Sierra Magazine

Lay of the Land

Bold Strokes

Pit Stop
After 150 years, the gold rush has formally ended in the Golden State. By passing legislation that requires companies to fill and restore the excavations of metal-mining projects, California effectively made open-pit gold mining too expensive to pursue. The new regulation puts the kibosh on controversial efforts by Glamis Gold to launch a 1,600-acre cyanide-based mining operation on federal land next to the Quechan Indian reservation. Tribal leaders had been fighting the Glamis project for eight years, arguing that it would desecrate the tribe’s Trail of Dreams religious site.

In Praise of Finger Food
The U.S.-based industry publication Plastics News calls Taiwan’s recent ban on free disposable tableware and plastic bags "wrongheaded." But 80 percent of Taiwan’s 23 million residents think it’s a capital idea.

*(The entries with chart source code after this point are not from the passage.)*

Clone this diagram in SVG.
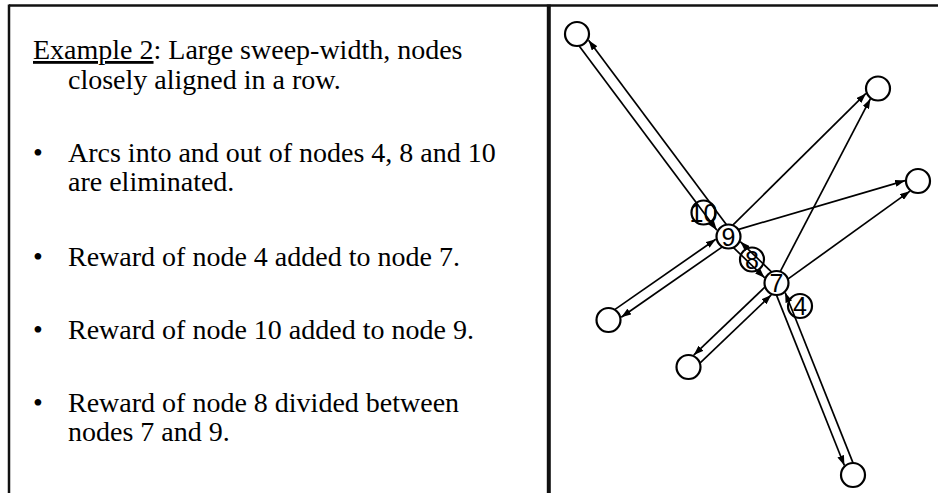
<svg xmlns="http://www.w3.org/2000/svg" width="938" height="493" viewBox="0 0 938 493">
<style>
.frame{stroke:#111;fill:none}
.txt{font-family:"Liberation Serif","Times New Roman",serif;font-size:28px;fill:#000}
.edge{stroke:#000;stroke-width:1.7;fill:none;marker-end:url(#ah)}
.node{fill:#fff;stroke:#000;stroke-width:2.2}
.ghost{fill:none;stroke:#000;stroke-width:2.2}
.lbl{font-family:"Liberation Sans",Arial,sans-serif;font-size:25px;fill:#000;text-anchor:middle;dominant-baseline:central}
</style>
<defs>
<marker id="ah" viewBox="0 0 10 7" refX="10" refY="3.5" markerWidth="10" markerHeight="7" orient="auto" markerUnits="userSpaceOnUse"><path d="M0,0 L10,3.5 L0,7 z" fill="#000"/></marker>
</defs>
<rect width="938" height="493" fill="#fff"/>
<g id="frame">
<line class="frame" x1="9" y1="5.5" x2="938" y2="5.5" stroke-width="2.5"/>
<line class="frame" x1="9" y1="4.5" x2="9" y2="493" stroke-width="2.5"/>
<line class="frame" x1="548.8" y1="4.5" x2="548.8" y2="493" stroke-width="4"/>
</g>
<g id="text">
<text class="txt" x="33" y="59"><tspan style="text-decoration:underline">Example 2</tspan>: Large sweep-width, nodes</text>
<text class="txt" x="68" y="89">closely aligned in a row.</text>
<text class="txt" x="33" y="162">•</text>
<text class="txt" x="68" y="162">Arcs into and out of nodes 4, 8 and 10</text>
<text class="txt" x="68" y="191">are eliminated.</text>
<text class="txt" x="33" y="266">•</text>
<text class="txt" x="68" y="266">Reward of node 4 added to node 7.</text>
<text class="txt" x="33" y="339">•</text>
<text class="txt" x="68" y="339">Reward of node 10 added to node 9.</text>
<text class="txt" x="33" y="412">•</text>
<text class="txt" x="68" y="412">Reward of node 8 divided between</text>
<text class="txt" x="68" y="441">nodes 7 and 9.</text>
</g>
<g id="connectors">
<line class="edge" x1="579.19" y1="46.10" x2="716.91" y2="230.18"/>
<line class="edge" x1="726.31" y1="224.40" x2="588.59" y2="40.32"/>
<line class="edge" x1="732.80" y1="225.21" x2="865.95" y2="93.39"/>
<line class="edge" x1="779.82" y1="272.32" x2="870.45" y2="98.65"/>
<line class="edge" x1="737.93" y1="229.57" x2="905.08" y2="180.62"/>
<line class="edge" x1="787.47" y1="279.41" x2="909.91" y2="191.15"/>
<line class="edge" x1="614.67" y1="309.62" x2="715.79" y2="239.25"/>
<line class="edge" x1="722.33" y1="246.88" x2="621.21" y2="317.25"/>
<line class="edge" x1="765.10" y1="286.97" x2="693.73" y2="355.10"/>
<line class="edge" x1="699.90" y1="363.03" x2="771.27" y2="294.90"/>
<line class="edge" x1="776.39" y1="294.89" x2="844.38" y2="465.52"/>
<line class="edge" x1="853.11" y1="463.11" x2="785.12" y2="292.48"/>
<line class="edge" x1="733.27" y1="247.38" x2="764.75" y2="277.88"/>
<line class="edge" x1="771.73" y1="272.12" x2="740.25" y2="241.62"/>
</g>
<g id="n10"><circle class="ghost" cx="703.5" cy="212.5" r="12"/><text class="lbl" x="703.5" y="212.5">10</text></g>
<g id="n8"><circle class="ghost" cx="752" cy="259.5" r="12"/><text class="lbl" x="752" y="259.5">8</text></g>
<g id="n4"><circle class="ghost" cx="800" cy="306" r="12"/><text class="lbl" x="800" y="306">4</text></g>
<g id="n9"><circle class="node" cx="728.5" cy="236.5" r="12"/><text class="lbl" x="728.5" y="236.5">9</text></g>
<g id="n7"><circle class="node" cx="776.5" cy="283" r="12"/><text class="lbl" x="776.5" y="283">7</text></g>
<g id="nTL"><circle class="node" cx="577" cy="34" r="12"/></g>
<g id="nTR"><circle class="node" cx="878" cy="88.5" r="12"/></g>
<g id="nR"><circle class="node" cx="918" cy="181" r="12"/></g>
<g id="nL"><circle class="node" cx="608.5" cy="320" r="12"/></g>
<g id="nLL"><circle class="node" cx="688.5" cy="367" r="12"/></g>
<g id="nB"><circle class="node" cx="853" cy="475" r="12"/></g>
</svg>
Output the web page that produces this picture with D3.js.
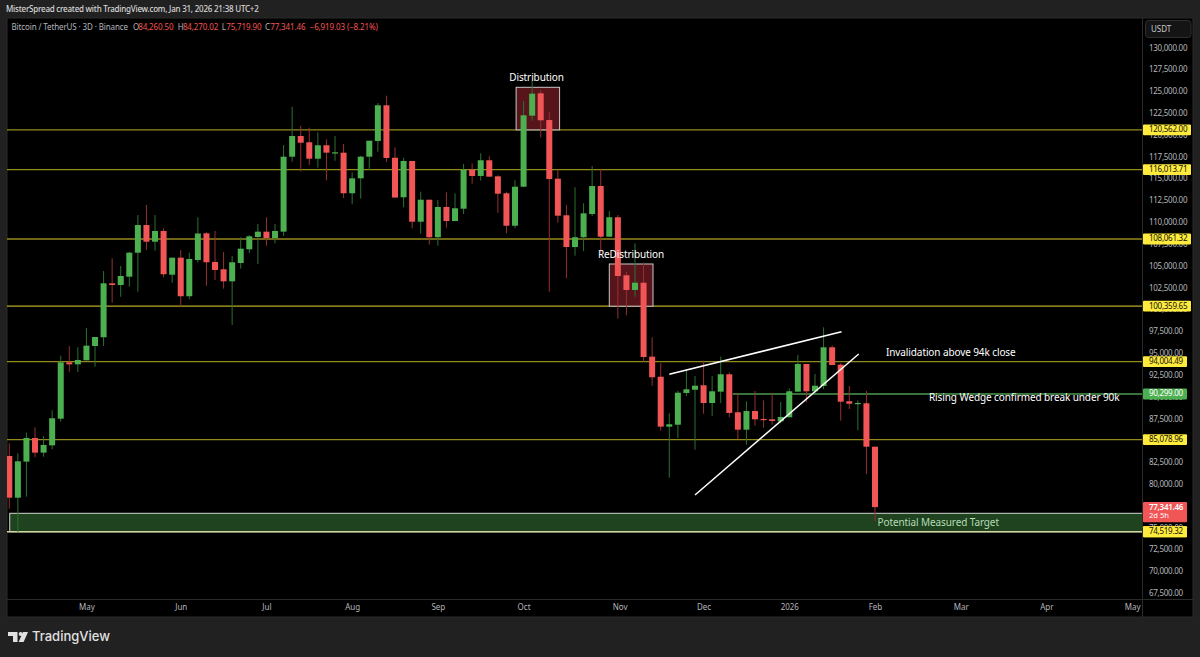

In January, in an effort to curb the appetite for throwaway plastic, the head of Taiwan’s Environmental Protection Agency began requiring restaurants, supermarkets, and convenience stores to charge customers for disposable utensils and bags. And it’s working: Agency officials say initial results show a 92 percent reduction in use of these products.

Pounds of Prevention
State and local agencies have been taking a big bite out of U.S. pollution. A ten-year study by the National Pollution Prevention Roundtable, funded in part by the EPA, found that between 1990 and 2000, efforts at the state and local level reduced pollutants by 167 billion pounds and conserved 4 billion gallons of water.

In 1998 alone, agencies reported saving $256 million through pollution-prevention programs, which include conserving wetlands, helping agriculture reduce chemical use, and promoting upgrades of industrial technology.